La costituzione di una nuova associazione datoriale, comunicata a mezzo stampa a poche ore dalla ripresa del negoziato, rappresenta un elemento di preoccupazione per un settore in cui la rappresentatività datoriale evidenzia da tempo una frammentazione eccessiva e l’incapacità di realizzare una sintesi positiva per le relazioni sindacali.

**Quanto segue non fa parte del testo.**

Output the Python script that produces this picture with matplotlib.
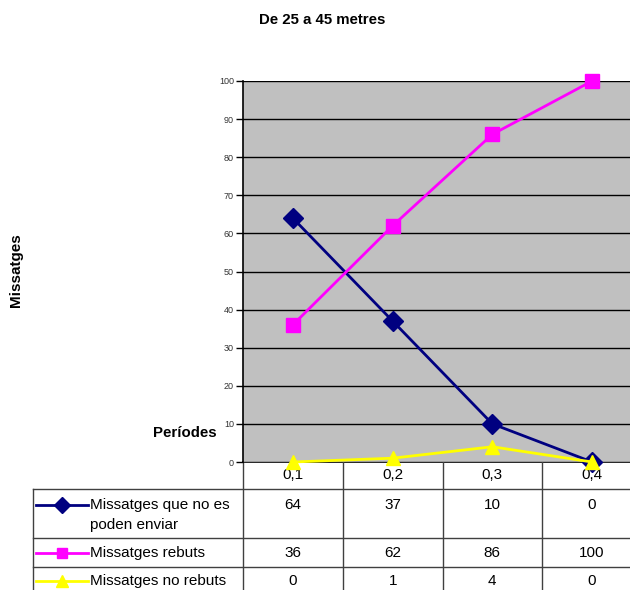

“Le lavoratrici e i lavoratori della vigilanza privata e dei servizi fiduciari sono costretti, dalla irresponsabilità delle controparti datoriali e delle aziende loro associate, a salari non aggiornati da diversi anni che sono divenuti insostenibili a seguito degli alti tassi di inflazione registrati” scrivono in una nota Filcams Cgil, Fisascat Cisl e Uiltucs che ribadiscono il “colpevole “silenzio” delle Istituzioni, a partire dal ministero dell’Interno, delle prefetture e del ministero del Lavoro che, non esercitano la funzione di controllo e intervento loro assegnata dalle norme vigenti.
“Tale comportamento - concludono - è ancor più inaccettabile se riferito a lavoratori e lavoratrici che quotidianamente garantiscono la sicurezza privata e pubblica, come ampiamente dimostrato dal lodevole impegno espresso durante l’intera fase emergenziale sanitaria ancora non del tutto finita, spesso facendosi carico di compiti impropri in nome dell’interesse generale”.